Data extract:
· · · ·
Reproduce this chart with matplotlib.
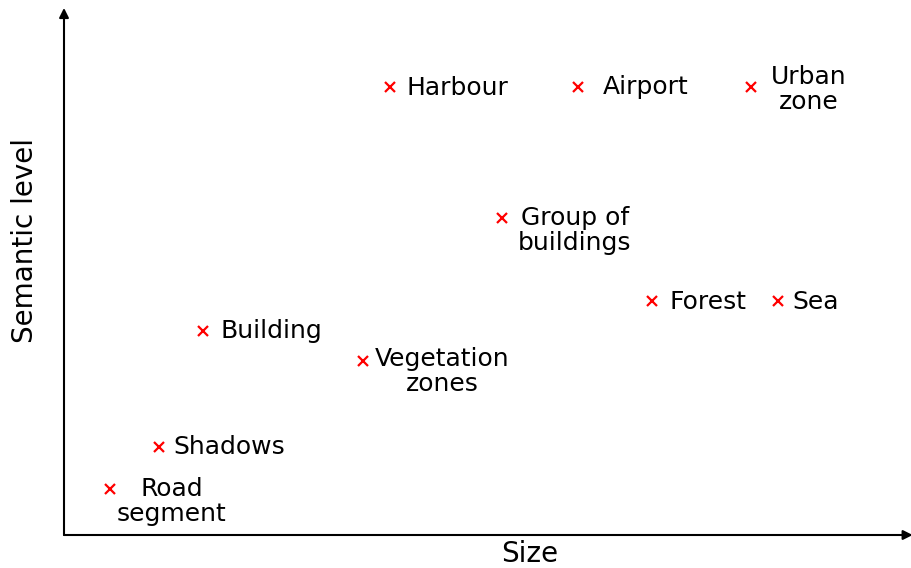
import numpy as np
from matplotlib import pyplot as plt

# concepts placed by size (x) and semantic level (y)
labels = ['Road\nsegment', 'Shadows', 'Building', 'Vegetation\nzones',
          'Group of\nbuildings', 'Forest', 'Sea', 'Harbour', 'Airport',
          'Urban\nzone']
size = [0.54, 1.12, 1.64, 3.53, 5.17, 6.94, 8.43, 3.85, 6.07, 8.11]
level = [0.88, 1.68, 3.87, 3.30, 6.02, 4.44, 4.44, 8.51, 8.51, 8.51]

# label placement, in pixels from the marker
offsets = [(62, -13), (15, 0), (18, 0), (79, -10), (73, -12),
           (18, -1), (14, -1), (16, -1), (25, 0), (58, -2)]

fig = plt.figure(figsize=(9.11, 5.68), dpi=100)
ax = fig.add_axes([64/911, 33/568, 847/911, 526/568])
ax.set_xlim(0, 10)
ax.set_ylim(0, 10)
for s in ax.spines.values():
    s.set_visible(False)
ax.set_xticks([])
ax.set_yticks([])

# axes drawn as arrows
arrow = dict(arrowstyle='-|>', color='black', lw=1.5, mutation_scale=14,
             shrinkA=0, shrinkB=0)
ax.annotate('', xy=(1.002, 0), xytext=(0, 0), xycoords='axes fraction',
            arrowprops=arrow, annotation_clip=False)
ax.annotate('', xy=(0, 1.002), xytext=(0, 0), xycoords='axes fraction',
            arrowprops=arrow, annotation_clip=False)

ax.plot(size, level, 'x', color='red', markersize=7, mew=1.6, clip_on=False)

for lab, x, y, off in zip(labels, size, level, offsets):
    if '\n' in lab:
        ax.annotate(lab, (x, y), xytext=off, textcoords='offset pixels',
                    ha='center', va='center', multialignment='center',
                    fontsize=18, linespacing=1.05)
    else:
        ax.annotate(lab, (x, y), xytext=off, textcoords='offset pixels',
                    ha='left', va='center', fontsize=18)

fig.text(530/911, 1 - 554/568, 'Size', ha='center', va='center', fontsize=20)
fig.text(25/911, 1 - 241/568, 'Semantic level', ha='center', va='center',
         rotation=90, fontsize=20)

fig.savefig('out.png', dpi=100)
· · · ·
Task prompt: Each line that has the word "matplotlib" counts once. How many such lines are in the data? Give the number alone.

Written response: 2